-- start Collected data --

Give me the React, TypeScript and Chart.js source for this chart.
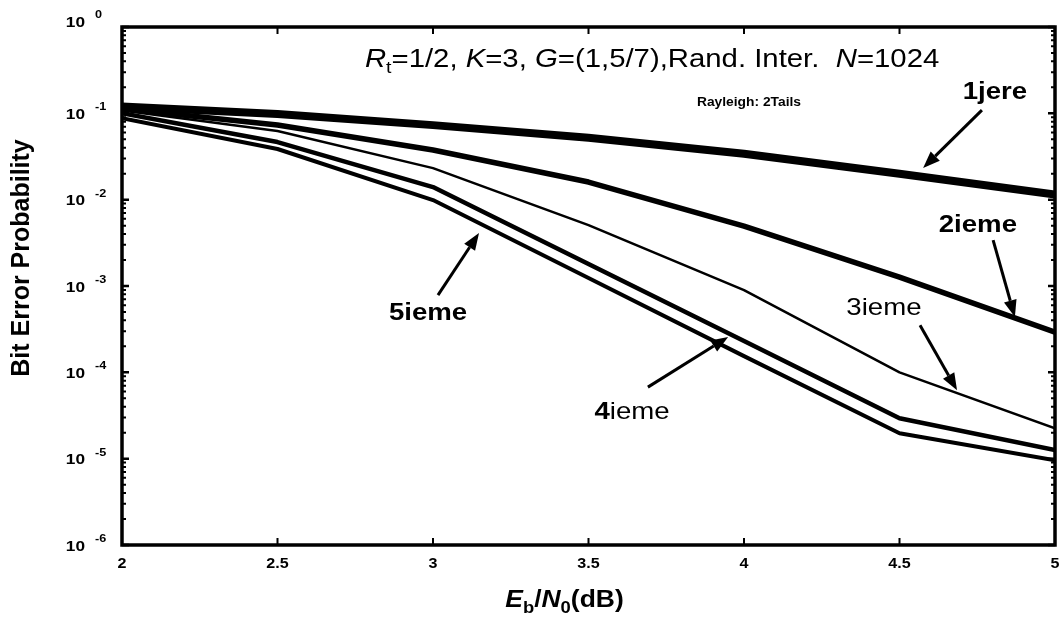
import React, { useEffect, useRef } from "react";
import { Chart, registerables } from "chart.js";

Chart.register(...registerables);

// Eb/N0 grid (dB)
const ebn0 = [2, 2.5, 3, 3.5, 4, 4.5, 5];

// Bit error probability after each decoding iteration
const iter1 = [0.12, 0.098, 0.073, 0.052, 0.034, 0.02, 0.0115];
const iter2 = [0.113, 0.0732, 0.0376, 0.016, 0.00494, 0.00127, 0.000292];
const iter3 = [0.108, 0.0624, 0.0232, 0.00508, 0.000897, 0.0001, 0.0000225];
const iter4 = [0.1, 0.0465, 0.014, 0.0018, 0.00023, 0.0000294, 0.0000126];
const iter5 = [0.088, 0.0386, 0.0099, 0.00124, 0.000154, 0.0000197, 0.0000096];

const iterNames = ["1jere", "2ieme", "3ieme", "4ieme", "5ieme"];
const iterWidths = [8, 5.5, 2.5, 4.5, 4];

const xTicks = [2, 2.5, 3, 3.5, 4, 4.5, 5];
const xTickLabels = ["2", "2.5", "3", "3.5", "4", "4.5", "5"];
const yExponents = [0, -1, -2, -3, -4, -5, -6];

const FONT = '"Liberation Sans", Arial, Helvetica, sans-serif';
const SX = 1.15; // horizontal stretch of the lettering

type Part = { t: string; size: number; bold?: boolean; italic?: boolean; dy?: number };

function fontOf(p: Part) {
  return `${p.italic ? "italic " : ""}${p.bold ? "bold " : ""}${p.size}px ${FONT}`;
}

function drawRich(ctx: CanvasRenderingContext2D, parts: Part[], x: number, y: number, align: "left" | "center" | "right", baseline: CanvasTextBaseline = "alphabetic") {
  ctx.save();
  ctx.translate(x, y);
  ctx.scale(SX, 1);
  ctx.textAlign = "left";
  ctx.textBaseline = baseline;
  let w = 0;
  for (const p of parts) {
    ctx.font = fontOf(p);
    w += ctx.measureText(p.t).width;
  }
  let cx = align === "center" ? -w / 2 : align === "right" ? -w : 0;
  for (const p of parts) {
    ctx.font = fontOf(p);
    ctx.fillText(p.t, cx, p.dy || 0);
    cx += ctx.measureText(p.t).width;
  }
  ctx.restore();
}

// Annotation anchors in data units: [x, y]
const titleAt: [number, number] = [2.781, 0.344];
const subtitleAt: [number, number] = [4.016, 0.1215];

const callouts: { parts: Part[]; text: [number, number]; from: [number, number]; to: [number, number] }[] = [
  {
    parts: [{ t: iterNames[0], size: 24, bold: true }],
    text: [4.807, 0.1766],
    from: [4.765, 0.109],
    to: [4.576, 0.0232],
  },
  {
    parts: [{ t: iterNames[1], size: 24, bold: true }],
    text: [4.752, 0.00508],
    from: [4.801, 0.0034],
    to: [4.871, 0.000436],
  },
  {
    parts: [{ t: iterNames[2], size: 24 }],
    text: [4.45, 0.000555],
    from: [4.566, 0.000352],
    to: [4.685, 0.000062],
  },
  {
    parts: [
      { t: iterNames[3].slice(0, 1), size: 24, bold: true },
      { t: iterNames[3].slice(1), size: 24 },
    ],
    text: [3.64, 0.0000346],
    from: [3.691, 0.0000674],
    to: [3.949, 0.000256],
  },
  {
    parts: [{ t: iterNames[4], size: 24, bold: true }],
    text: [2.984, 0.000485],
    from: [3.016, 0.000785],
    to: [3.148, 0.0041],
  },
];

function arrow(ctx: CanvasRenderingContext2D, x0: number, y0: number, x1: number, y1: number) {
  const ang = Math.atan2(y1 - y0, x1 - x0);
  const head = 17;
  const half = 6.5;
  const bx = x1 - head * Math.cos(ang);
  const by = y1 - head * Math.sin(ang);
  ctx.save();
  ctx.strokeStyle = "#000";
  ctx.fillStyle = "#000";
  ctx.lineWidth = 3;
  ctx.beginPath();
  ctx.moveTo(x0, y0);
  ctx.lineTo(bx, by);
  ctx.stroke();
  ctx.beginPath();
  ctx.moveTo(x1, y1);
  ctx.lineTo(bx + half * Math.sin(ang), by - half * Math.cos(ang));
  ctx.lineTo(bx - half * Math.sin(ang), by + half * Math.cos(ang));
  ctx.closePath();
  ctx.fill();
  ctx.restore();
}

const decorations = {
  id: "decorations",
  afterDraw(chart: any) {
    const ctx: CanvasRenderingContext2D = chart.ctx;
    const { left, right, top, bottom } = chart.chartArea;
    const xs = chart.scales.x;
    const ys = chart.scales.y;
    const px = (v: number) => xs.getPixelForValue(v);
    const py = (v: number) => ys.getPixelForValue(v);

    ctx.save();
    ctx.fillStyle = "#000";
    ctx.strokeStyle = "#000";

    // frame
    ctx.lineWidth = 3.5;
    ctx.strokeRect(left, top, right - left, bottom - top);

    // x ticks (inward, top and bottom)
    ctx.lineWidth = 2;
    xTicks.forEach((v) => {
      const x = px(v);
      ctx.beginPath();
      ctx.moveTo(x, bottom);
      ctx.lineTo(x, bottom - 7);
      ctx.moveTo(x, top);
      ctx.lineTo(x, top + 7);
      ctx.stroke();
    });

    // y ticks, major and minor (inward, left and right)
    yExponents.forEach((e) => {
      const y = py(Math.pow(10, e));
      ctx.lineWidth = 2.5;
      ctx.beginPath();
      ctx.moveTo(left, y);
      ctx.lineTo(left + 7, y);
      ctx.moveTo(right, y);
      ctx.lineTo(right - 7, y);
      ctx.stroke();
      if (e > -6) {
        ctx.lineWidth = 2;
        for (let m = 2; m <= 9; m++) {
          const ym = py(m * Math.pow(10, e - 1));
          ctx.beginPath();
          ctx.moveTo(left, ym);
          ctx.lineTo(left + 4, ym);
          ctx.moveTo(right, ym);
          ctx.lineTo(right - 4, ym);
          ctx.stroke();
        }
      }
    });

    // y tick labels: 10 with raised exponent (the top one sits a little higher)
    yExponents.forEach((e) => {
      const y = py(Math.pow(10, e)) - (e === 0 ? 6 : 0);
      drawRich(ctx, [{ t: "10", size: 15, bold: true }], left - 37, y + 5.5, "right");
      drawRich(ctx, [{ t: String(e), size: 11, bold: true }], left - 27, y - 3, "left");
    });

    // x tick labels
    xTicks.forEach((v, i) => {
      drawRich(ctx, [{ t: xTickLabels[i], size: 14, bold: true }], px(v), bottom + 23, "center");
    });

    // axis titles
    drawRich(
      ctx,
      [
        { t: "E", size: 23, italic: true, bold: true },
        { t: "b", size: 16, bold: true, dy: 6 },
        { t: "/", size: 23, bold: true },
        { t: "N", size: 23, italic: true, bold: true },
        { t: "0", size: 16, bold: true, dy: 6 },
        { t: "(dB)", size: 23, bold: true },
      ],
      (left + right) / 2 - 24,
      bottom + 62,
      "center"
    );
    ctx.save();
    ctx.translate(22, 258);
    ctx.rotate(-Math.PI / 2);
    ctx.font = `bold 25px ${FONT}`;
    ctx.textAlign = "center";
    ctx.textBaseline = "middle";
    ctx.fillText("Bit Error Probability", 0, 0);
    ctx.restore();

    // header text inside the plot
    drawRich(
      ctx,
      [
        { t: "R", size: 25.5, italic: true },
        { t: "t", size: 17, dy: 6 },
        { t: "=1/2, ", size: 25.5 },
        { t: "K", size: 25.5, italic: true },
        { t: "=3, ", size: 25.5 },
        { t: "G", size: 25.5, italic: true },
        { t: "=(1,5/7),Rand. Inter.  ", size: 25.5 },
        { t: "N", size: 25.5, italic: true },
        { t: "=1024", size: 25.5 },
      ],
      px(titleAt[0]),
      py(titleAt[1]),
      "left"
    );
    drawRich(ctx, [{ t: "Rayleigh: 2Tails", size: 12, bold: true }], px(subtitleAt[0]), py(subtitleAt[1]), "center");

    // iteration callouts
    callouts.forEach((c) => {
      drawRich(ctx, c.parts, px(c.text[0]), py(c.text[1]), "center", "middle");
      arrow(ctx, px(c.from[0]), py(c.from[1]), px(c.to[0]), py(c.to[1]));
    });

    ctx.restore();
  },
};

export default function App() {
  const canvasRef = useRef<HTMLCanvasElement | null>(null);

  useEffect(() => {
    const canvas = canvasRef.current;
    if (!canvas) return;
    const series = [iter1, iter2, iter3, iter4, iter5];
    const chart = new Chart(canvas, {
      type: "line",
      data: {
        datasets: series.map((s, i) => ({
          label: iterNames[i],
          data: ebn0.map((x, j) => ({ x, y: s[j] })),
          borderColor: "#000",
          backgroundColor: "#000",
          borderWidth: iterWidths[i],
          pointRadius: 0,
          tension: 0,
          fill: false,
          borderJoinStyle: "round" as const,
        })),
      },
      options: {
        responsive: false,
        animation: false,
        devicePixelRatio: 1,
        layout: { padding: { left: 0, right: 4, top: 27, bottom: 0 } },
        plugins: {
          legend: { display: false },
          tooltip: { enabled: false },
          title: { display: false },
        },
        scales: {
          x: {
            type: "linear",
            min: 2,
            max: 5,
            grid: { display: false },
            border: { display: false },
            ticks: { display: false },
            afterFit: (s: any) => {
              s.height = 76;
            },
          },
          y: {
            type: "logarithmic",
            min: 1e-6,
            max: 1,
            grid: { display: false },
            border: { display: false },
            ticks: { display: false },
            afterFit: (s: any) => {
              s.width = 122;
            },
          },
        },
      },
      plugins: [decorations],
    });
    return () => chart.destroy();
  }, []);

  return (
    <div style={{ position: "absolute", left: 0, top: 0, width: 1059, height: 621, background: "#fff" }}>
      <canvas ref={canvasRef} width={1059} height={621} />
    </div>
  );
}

-- end Collected data --

» **The request**: Copy nothing but the lines from the top of the data down to the line containing "const SX = 1.15;", and leave the pictures out.

» **Solution to the exercise**:
Give me the React, TypeScript and Chart.js source for this chart.
import React, { useEffect, useRef } from "react";
import { Chart, registerables } from "chart.js";

Chart.register(...registerables);

// Eb/N0 grid (dB)
const ebn0 = [2, 2.5, 3, 3.5, 4, 4.5, 5];

// Bit error probability after each decoding iteration
const iter1 = [0.12, 0.098, 0.073, 0.052, 0.034, 0.02, 0.0115];
const iter2 = [0.113, 0.0732, 0.0376, 0.016, 0.00494, 0.00127, 0.000292];
const iter3 = [0.108, 0.0624, 0.0232, 0.00508, 0.000897, 0.0001, 0.0000225];
const iter4 = [0.1, 0.0465, 0.014, 0.0018, 0.00023, 0.0000294, 0.0000126];
const iter5 = [0.088, 0.0386, 0.0099, 0.00124, 0.000154, 0.0000197, 0.0000096];

const iterNames = ["1jere", "2ieme", "3ieme", "4ieme", "5ieme"];
const iterWidths = [8, 5.5, 2.5, 4.5, 4];

const xTicks = [2, 2.5, 3, 3.5, 4, 4.5, 5];
const xTickLabels = ["2", "2.5", "3", "3.5", "4", "4.5", "5"];
const yExponents = [0, -1, -2, -3, -4, -5, -6];

const FONT = '"Liberation Sans", Arial, Helvetica, sans-serif';
const SX = 1.15; // horizontal stretch of the lettering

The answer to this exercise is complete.